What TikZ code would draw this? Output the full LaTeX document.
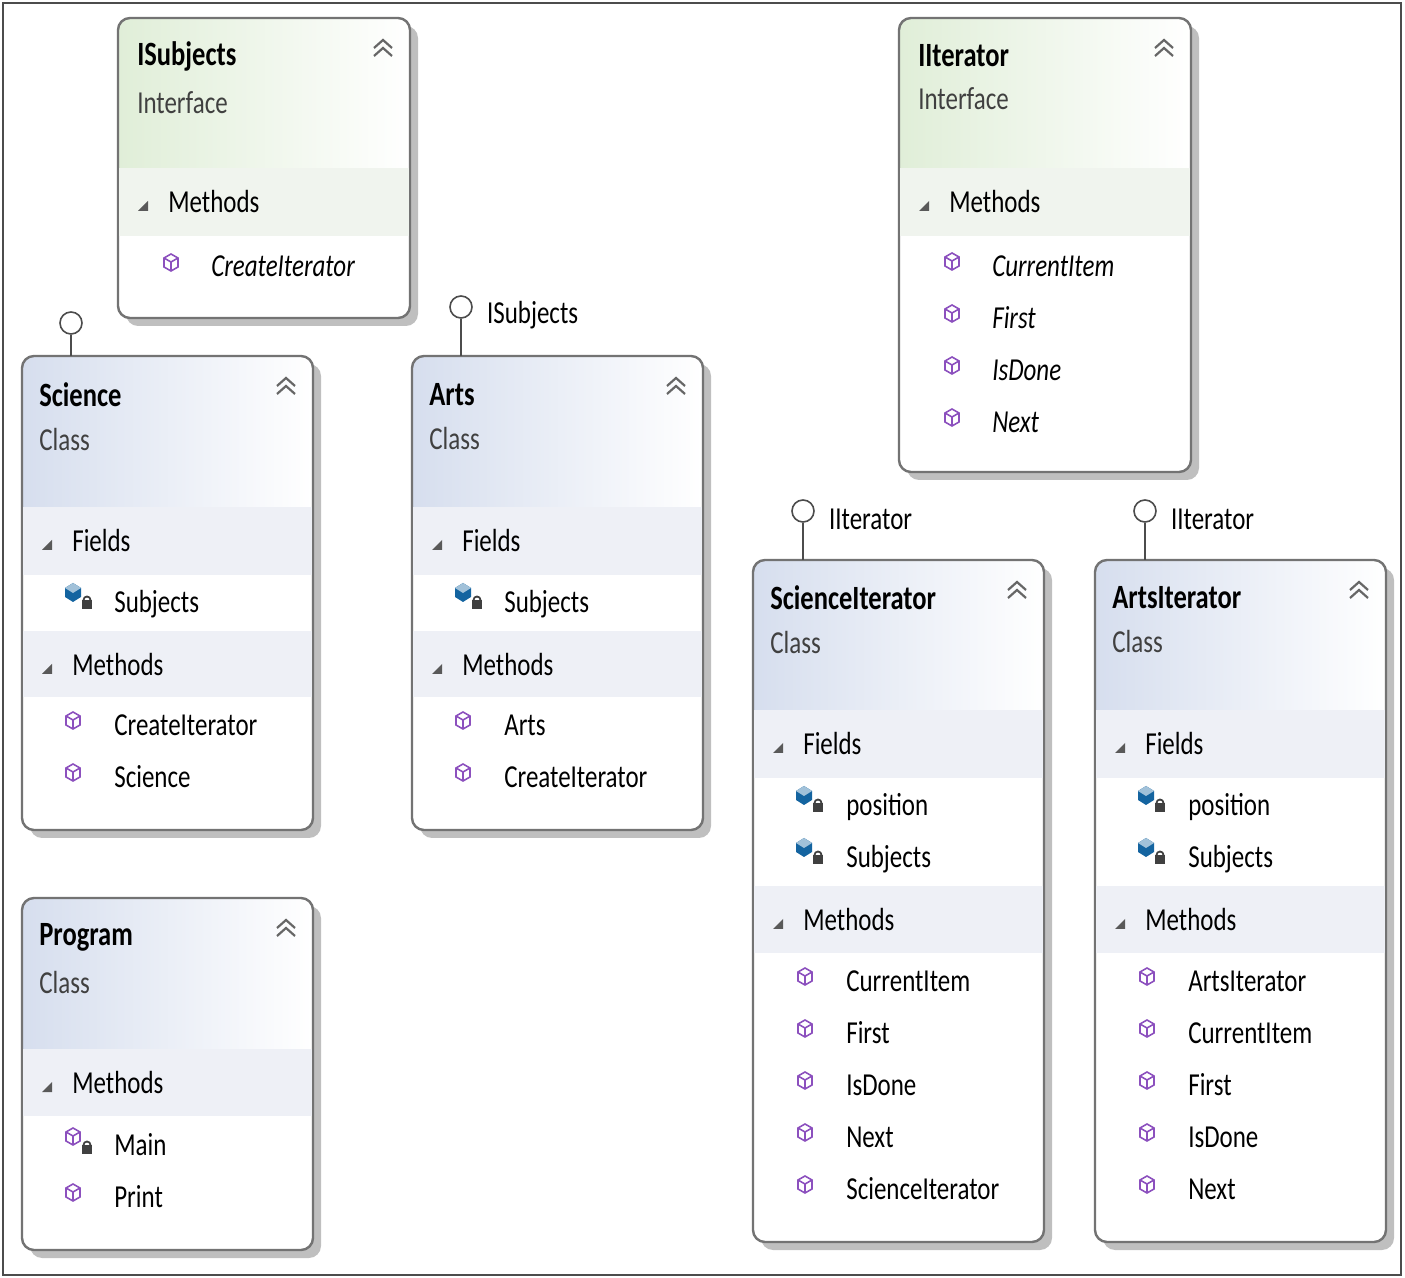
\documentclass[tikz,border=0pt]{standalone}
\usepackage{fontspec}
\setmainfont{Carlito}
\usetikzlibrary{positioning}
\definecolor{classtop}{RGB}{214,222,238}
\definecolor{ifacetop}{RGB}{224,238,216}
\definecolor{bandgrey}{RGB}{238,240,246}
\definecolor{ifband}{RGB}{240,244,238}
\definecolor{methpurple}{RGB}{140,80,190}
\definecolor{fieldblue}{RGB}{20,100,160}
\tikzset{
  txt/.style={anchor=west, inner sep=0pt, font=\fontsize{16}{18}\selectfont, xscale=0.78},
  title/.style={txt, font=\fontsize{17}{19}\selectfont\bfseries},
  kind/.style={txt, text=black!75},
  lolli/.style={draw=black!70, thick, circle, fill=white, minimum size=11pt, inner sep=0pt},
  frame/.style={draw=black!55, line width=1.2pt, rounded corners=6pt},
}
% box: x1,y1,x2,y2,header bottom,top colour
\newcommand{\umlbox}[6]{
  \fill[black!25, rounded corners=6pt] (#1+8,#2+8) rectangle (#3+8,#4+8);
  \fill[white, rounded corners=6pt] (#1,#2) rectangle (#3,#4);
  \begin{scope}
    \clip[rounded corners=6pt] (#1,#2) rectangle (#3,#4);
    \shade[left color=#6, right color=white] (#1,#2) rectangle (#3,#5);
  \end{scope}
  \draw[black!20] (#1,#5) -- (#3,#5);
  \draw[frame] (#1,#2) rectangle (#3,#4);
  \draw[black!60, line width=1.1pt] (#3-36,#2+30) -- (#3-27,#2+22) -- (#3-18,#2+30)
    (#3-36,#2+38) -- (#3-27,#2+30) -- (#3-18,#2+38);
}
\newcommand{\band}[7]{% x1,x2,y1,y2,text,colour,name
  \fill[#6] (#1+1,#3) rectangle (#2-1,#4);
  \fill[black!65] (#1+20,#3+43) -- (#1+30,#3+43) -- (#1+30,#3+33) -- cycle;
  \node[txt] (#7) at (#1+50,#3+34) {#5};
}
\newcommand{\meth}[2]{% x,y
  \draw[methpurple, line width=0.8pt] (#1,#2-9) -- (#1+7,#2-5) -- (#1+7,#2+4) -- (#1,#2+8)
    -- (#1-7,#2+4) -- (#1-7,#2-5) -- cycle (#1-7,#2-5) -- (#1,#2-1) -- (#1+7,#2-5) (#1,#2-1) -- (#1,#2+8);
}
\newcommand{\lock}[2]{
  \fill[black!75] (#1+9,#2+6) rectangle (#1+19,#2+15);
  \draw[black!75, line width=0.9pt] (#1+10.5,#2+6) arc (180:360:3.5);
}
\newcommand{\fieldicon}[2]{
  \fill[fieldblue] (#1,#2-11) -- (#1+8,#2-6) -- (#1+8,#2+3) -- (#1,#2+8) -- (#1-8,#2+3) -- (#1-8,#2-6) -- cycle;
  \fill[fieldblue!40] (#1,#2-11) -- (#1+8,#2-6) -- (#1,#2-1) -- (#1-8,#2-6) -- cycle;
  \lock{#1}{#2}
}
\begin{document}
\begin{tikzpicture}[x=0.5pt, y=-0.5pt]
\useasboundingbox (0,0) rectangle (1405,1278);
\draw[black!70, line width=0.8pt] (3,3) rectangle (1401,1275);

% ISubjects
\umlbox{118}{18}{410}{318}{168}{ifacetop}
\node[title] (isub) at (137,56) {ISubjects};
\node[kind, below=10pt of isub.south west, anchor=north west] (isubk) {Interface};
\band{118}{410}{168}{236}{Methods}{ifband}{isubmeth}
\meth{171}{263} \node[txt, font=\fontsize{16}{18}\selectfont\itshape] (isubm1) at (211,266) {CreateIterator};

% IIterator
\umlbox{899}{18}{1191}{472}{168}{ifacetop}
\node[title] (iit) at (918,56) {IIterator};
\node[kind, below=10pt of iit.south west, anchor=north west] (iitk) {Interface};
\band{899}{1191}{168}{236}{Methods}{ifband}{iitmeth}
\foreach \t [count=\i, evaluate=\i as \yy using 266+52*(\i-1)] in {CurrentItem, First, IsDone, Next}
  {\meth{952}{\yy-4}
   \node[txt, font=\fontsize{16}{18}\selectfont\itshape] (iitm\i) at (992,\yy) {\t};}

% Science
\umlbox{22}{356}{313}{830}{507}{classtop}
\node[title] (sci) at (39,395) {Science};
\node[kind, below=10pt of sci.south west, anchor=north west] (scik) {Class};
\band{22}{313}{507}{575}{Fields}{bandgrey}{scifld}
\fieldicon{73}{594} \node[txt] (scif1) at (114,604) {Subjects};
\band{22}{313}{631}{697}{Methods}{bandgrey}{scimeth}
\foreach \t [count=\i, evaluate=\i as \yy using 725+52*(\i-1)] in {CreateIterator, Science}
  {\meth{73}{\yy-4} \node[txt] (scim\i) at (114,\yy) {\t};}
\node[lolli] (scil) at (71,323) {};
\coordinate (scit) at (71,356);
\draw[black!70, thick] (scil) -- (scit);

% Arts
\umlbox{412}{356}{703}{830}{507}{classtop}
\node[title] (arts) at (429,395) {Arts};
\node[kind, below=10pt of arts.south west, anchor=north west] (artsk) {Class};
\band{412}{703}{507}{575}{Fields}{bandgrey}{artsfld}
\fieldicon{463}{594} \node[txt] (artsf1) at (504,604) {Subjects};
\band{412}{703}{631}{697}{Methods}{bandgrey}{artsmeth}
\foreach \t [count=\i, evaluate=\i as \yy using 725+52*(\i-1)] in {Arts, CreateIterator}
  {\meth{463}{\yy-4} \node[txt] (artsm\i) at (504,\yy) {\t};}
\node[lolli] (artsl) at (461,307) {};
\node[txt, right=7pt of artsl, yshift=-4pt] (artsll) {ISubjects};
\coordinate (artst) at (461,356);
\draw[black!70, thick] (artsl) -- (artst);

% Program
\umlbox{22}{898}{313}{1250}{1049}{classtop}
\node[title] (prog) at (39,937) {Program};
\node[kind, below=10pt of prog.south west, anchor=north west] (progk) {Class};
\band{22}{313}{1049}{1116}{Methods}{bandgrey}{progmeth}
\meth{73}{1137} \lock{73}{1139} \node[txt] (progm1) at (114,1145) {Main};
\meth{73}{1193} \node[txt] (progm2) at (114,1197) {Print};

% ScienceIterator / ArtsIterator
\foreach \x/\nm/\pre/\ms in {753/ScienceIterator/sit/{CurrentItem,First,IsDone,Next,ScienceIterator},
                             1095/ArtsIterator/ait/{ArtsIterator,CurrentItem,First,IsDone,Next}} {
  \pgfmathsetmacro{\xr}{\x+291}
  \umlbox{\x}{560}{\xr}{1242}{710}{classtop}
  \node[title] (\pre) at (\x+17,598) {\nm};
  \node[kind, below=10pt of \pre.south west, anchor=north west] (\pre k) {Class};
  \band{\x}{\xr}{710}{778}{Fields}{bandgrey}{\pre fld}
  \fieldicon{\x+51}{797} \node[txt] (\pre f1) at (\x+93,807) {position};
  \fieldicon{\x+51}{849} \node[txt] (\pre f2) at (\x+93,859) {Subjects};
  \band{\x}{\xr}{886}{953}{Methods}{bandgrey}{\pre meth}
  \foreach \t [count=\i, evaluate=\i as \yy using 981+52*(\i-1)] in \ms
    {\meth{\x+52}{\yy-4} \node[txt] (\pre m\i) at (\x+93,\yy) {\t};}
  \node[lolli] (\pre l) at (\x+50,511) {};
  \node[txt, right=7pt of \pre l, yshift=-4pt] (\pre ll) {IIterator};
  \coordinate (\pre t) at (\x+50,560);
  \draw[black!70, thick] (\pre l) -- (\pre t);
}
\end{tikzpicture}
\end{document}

▸ The request
Copy every line of the data word for word, omitting the images.

▸ Output for this exercise
What TikZ code would draw this? Output the full LaTeX document.
\documentclass[tikz,border=0pt]{standalone}
\usepackage{fontspec}
\setmainfont{Carlito}
\usetikzlibrary{positioning}
\definecolor{classtop}{RGB}{214,222,238}
\definecolor{ifacetop}{RGB}{224,238,216}
\definecolor{bandgrey}{RGB}{238,240,246}
\definecolor{ifband}{RGB}{240,244,238}
\definecolor{methpurple}{RGB}{140,80,190}
\definecolor{fieldblue}{RGB}{20,100,160}
\tikzset{
  txt/.style={anchor=west, inner sep=0pt, font=\fontsize{16}{18}\selectfont, xscale=0.78},
  title/.style={txt, font=\fontsize{17}{19}\selectfont\bfseries},
  kind/.style={txt, text=black!75},
  lolli/.style={draw=black!70, thick, circle, fill=white, minimum size=11pt, inner sep=0pt},
  frame/.style={draw=black!55, line width=1.2pt, rounded corners=6pt},
}
% box: x1,y1,x2,y2,header bottom,top colour
\newcommand{\umlbox}[6]{
  \fill[black!25, rounded corners=6pt] (#1+8,#2+8) rectangle (#3+8,#4+8);
  \fill[white, rounded corners=6pt] (#1,#2) rectangle (#3,#4);
  \begin{scope}
    \clip[rounded corners=6pt] (#1,#2) rectangle (#3,#4);
    \shade[left color=#6, right color=white] (#1,#2) rectangle (#3,#5);
  \end{scope}
  \draw[black!20] (#1,#5) -- (#3,#5);
  \draw[frame] (#1,#2) rectangle (#3,#4);
  \draw[black!60, line width=1.1pt] (#3-36,#2+30) -- (#3-27,#2+22) -- (#3-18,#2+30)
    (#3-36,#2+38) -- (#3-27,#2+30) -- (#3-18,#2+38);
}
\newcommand{\band}[7]{% x1,x2,y1,y2,text,colour,name
  \fill[#6] (#1+1,#3) rectangle (#2-1,#4);
  \fill[black!65] (#1+20,#3+43) -- (#1+30,#3+43) -- (#1+30,#3+33) -- cycle;
  \node[txt] (#7) at (#1+50,#3+34) {#5};
}
\newcommand{\meth}[2]{% x,y
  \draw[methpurple, line width=0.8pt] (#1,#2-9) -- (#1+7,#2-5) -- (#1+7,#2+4) -- (#1,#2+8)
    -- (#1-7,#2+4) -- (#1-7,#2-5) -- cycle (#1-7,#2-5) -- (#1,#2-1) -- (#1+7,#2-5) (#1,#2-1) -- (#1,#2+8);
}
\newcommand{\lock}[2]{
  \fill[black!75] (#1+9,#2+6) rectangle (#1+19,#2+15);
  \draw[black!75, line width=0.9pt] (#1+10.5,#2+6) arc (180:360:3.5);
}
\newcommand{\fieldicon}[2]{
  \fill[fieldblue] (#1,#2-11) -- (#1+8,#2-6) -- (#1+8,#2+3) -- (#1,#2+8) -- (#1-8,#2+3) -- (#1-8,#2-6) -- cycle;
  \fill[fieldblue!40] (#1,#2-11) -- (#1+8,#2-6) -- (#1,#2-1) -- (#1-8,#2-6) -- cycle;
  \lock{#1}{#2}
}
\begin{document}
\begin{tikzpicture}[x=0.5pt, y=-0.5pt]
\useasboundingbox (0,0) rectangle (1405,1278);
\draw[black!70, line width=0.8pt] (3,3) rectangle (1401,1275);

% ISubjects
\umlbox{118}{18}{410}{318}{168}{ifacetop}
\node[title] (isub) at (137,56) {ISubjects};
\node[kind, below=10pt of isub.south west, anchor=north west] (isubk) {Interface};
\band{118}{410}{168}{236}{Methods}{ifband}{isubmeth}
\meth{171}{263} \node[txt, font=\fontsize{16}{18}\selectfont\itshape] (isubm1) at (211,266) {CreateIterator};

% IIterator
\umlbox{899}{18}{1191}{472}{168}{ifacetop}
\node[title] (iit) at (918,56) {IIterator};
\node[kind, below=10pt of iit.south west, anchor=north west] (iitk) {Interface};
\band{899}{1191}{168}{236}{Methods}{ifband}{iitmeth}
\foreach \t [count=\i, evaluate=\i as \yy using 266+52*(\i-1)] in {CurrentItem, First, IsDone, Next}
  {\meth{952}{\yy-4}
   \node[txt, font=\fontsize{16}{18}\selectfont\itshape] (iitm\i) at (992,\yy) {\t};}

% Science
\umlbox{22}{356}{313}{830}{507}{classtop}
\node[title] (sci) at (39,395) {Science};
\node[kind, below=10pt of sci.south west, anchor=north west] (scik) {Class};
\band{22}{313}{507}{575}{Fields}{bandgrey}{scifld}
\fieldicon{73}{594} \node[txt] (scif1) at (114,604) {Subjects};
\band{22}{313}{631}{697}{Methods}{bandgrey}{scimeth}
\foreach \t [count=\i, evaluate=\i as \yy using 725+52*(\i-1)] in {CreateIterator, Science}
  {\meth{73}{\yy-4} \node[txt] (scim\i) at (114,\yy) {\t};}
\node[lolli] (scil) at (71,323) {};
\coordinate (scit) at (71,356);
\draw[black!70, thick] (scil) -- (scit);

% Arts
\umlbox{412}{356}{703}{830}{507}{classtop}
\node[title] (arts) at (429,395) {Arts};
\node[kind, below=10pt of arts.south west, anchor=north west] (artsk) {Class};
\band{412}{703}{507}{575}{Fields}{bandgrey}{artsfld}
\fieldicon{463}{594} \node[txt] (artsf1) at (504,604) {Subjects};
\band{412}{703}{631}{697}{Methods}{bandgrey}{artsmeth}
\foreach \t [count=\i, evaluate=\i as \yy using 725+52*(\i-1)] in {Arts, CreateIterator}
  {\meth{463}{\yy-4} \node[txt] (artsm\i) at (504,\yy) {\t};}
\node[lolli] (artsl) at (461,307) {};
\node[txt, right=7pt of artsl, yshift=-4pt] (artsll) {ISubjects};
\coordinate (artst) at (461,356);
\draw[black!70, thick] (artsl) -- (artst);

% Program
\umlbox{22}{898}{313}{1250}{1049}{classtop}
\node[title] (prog) at (39,937) {Program};
\node[kind, below=10pt of prog.south west, anchor=north west] (progk) {Class};
\band{22}{313}{1049}{1116}{Methods}{bandgrey}{progmeth}
\meth{73}{1137} \lock{73}{1139} \node[txt] (progm1) at (114,1145) {Main};
\meth{73}{1193} \node[txt] (progm2) at (114,1197) {Print};

% ScienceIterator / ArtsIterator
\foreach \x/\nm/\pre/\ms in {753/ScienceIterator/sit/{CurrentItem,First,IsDone,Next,ScienceIterator},
                             1095/ArtsIterator/ait/{ArtsIterator,CurrentItem,First,IsDone,Next}} {
  \pgfmathsetmacro{\xr}{\x+291}
  \umlbox{\x}{560}{\xr}{1242}{710}{classtop}
  \node[title] (\pre) at (\x+17,598) {\nm};
  \node[kind, below=10pt of \pre.south west, anchor=north west] (\pre k) {Class};
  \band{\x}{\xr}{710}{778}{Fields}{bandgrey}{\pre fld}
  \fieldicon{\x+51}{797} \node[txt] (\pre f1) at (\x+93,807) {position};
  \fieldicon{\x+51}{849} \node[txt] (\pre f2) at (\x+93,859) {Subjects};
  \band{\x}{\xr}{886}{953}{Methods}{bandgrey}{\pre meth}
  \foreach \t [count=\i, evaluate=\i as \yy using 981+52*(\i-1)] in \ms
    {\meth{\x+52}{\yy-4} \node[txt] (\pre m\i) at (\x+93,\yy) {\t};}
  \node[lolli] (\pre l) at (\x+50,511) {};
  \node[txt, right=7pt of \pre l, yshift=-4pt] (\pre ll) {IIterator};
  \coordinate (\pre t) at (\x+50,560);
  \draw[black!70, thick] (\pre l) -- (\pre t);
}
\end{tikzpicture}
\end{document}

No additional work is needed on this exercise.